PROBLEM DETAILS:
Quote every line from the top of the listing down to and including the line that contains "const yTicks = [0.2, 0.1, 0, -0.1, -0.2, -0.3, -0.4, -0.5];".

PROVIDED DATA:
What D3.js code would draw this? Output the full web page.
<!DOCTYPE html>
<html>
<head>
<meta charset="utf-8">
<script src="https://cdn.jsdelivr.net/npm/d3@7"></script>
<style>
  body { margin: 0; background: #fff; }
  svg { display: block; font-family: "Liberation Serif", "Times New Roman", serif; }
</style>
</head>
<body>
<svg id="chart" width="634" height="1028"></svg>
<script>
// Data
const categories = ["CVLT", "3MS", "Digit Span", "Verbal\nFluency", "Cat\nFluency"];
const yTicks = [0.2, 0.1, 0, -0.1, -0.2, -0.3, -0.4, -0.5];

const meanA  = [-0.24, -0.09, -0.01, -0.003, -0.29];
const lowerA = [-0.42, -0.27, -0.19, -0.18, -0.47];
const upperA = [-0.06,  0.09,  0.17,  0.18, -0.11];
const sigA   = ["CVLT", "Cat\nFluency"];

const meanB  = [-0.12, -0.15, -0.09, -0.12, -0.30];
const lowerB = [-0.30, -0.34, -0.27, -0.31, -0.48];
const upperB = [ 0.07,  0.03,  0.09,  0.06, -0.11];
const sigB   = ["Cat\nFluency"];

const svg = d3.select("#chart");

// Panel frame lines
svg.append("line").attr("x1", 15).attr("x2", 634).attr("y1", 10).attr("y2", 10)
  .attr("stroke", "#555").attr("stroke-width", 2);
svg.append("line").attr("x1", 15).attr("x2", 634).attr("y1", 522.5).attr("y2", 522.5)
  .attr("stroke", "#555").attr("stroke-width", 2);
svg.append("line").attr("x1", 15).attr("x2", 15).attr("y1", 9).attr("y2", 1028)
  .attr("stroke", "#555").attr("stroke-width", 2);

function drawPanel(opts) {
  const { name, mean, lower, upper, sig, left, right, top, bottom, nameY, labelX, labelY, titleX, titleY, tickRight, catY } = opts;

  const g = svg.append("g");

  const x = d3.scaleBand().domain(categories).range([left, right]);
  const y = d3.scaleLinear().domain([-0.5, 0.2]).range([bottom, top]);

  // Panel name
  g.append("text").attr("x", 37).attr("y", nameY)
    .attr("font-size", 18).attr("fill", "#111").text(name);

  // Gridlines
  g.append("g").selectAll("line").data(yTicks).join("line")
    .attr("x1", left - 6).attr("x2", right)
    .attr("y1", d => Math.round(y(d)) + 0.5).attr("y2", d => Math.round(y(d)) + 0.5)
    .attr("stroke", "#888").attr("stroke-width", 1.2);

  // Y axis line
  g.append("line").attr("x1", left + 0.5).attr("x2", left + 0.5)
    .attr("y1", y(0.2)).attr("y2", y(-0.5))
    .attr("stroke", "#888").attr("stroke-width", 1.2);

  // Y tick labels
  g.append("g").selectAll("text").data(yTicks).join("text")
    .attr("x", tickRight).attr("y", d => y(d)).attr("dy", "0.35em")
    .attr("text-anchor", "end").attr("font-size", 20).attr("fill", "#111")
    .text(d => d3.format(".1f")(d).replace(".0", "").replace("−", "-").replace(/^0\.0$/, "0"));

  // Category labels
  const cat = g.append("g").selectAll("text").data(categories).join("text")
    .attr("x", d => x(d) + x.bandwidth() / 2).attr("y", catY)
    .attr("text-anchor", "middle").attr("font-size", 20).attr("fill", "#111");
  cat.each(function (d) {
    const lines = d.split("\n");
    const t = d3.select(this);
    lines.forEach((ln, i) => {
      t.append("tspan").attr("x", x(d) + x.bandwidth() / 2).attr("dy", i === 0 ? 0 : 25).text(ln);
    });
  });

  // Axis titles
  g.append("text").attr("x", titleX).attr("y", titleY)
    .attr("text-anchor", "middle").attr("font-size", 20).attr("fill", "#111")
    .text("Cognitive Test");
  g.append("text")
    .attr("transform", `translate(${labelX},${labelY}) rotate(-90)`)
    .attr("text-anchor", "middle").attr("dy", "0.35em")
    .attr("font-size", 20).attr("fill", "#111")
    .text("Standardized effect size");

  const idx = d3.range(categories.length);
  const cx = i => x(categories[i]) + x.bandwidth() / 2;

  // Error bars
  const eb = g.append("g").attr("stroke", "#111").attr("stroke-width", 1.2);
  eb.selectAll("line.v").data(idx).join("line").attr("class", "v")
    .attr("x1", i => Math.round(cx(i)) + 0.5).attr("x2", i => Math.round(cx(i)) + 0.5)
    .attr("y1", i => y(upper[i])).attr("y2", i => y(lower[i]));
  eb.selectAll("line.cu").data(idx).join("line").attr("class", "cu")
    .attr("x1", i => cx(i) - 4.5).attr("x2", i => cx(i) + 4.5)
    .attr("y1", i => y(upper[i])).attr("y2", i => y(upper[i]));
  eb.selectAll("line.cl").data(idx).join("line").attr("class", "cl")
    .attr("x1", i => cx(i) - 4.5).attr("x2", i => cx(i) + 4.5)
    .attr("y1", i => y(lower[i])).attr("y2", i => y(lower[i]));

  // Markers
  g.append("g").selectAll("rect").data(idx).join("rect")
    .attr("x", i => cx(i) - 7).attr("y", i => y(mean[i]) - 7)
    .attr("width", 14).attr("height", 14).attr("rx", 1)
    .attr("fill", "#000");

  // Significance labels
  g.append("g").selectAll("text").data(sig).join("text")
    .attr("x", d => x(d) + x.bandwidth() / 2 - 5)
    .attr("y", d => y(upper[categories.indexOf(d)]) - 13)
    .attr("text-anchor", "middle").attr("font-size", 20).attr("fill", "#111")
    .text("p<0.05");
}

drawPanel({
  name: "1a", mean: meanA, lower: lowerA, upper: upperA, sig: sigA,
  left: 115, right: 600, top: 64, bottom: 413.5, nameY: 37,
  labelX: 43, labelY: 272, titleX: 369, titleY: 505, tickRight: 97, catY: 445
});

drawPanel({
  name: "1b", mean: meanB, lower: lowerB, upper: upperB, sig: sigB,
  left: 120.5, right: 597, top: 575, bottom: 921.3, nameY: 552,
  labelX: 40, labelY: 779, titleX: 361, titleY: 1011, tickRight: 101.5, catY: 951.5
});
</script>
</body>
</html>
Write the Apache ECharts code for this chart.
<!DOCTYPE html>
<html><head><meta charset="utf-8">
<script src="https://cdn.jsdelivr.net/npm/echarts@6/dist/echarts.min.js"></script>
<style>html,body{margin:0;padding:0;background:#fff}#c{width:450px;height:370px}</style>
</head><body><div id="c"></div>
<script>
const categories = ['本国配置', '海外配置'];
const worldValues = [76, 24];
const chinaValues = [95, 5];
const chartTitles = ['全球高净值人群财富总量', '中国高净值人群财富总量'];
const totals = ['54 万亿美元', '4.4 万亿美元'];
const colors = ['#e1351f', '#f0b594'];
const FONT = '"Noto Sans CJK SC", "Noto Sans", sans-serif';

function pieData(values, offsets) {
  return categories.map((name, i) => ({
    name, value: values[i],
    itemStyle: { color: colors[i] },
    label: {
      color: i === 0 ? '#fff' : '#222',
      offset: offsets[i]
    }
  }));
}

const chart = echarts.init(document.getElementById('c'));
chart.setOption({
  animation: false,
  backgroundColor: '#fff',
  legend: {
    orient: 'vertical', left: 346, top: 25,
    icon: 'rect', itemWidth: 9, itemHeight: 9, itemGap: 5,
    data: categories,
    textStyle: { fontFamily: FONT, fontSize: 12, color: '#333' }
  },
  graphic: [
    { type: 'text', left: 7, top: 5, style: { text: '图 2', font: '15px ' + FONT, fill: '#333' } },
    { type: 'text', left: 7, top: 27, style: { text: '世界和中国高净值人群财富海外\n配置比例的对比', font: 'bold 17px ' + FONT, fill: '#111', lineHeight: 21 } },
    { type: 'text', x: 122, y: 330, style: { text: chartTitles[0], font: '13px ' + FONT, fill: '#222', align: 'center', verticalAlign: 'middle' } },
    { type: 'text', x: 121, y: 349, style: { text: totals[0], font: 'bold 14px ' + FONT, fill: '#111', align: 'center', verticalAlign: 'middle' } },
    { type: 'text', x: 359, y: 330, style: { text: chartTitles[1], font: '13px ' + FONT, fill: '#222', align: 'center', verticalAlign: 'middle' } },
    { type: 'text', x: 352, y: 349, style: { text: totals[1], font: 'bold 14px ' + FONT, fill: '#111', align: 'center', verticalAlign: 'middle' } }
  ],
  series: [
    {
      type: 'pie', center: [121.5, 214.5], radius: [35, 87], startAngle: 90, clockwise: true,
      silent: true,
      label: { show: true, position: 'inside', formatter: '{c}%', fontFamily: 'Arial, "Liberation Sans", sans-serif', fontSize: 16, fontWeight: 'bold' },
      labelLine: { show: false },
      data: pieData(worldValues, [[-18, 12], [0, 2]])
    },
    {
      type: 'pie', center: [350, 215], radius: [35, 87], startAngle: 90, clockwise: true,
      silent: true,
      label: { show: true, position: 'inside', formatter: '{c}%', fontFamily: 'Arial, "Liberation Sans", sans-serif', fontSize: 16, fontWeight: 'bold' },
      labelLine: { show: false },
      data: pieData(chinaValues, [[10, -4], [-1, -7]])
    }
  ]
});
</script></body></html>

REPLY TO THE EXERCISE:
What D3.js code would draw this? Output the full web page.
<!DOCTYPE html>
<html>
<head>
<meta charset="utf-8">
<script src="https://cdn.jsdelivr.net/npm/d3@7"></script>
<style>
  body { margin: 0; background: #fff; }
  svg { display: block; font-family: "Liberation Serif", "Times New Roman", serif; }
</style>
</head>
<body>
<svg id="chart" width="634" height="1028"></svg>
<script>
// Data
const categories = ["CVLT", "3MS", "Digit Span", "Verbal\nFluency", "Cat\nFluency"];
const yTicks = [0.2, 0.1, 0, -0.1, -0.2, -0.3, -0.4, -0.5];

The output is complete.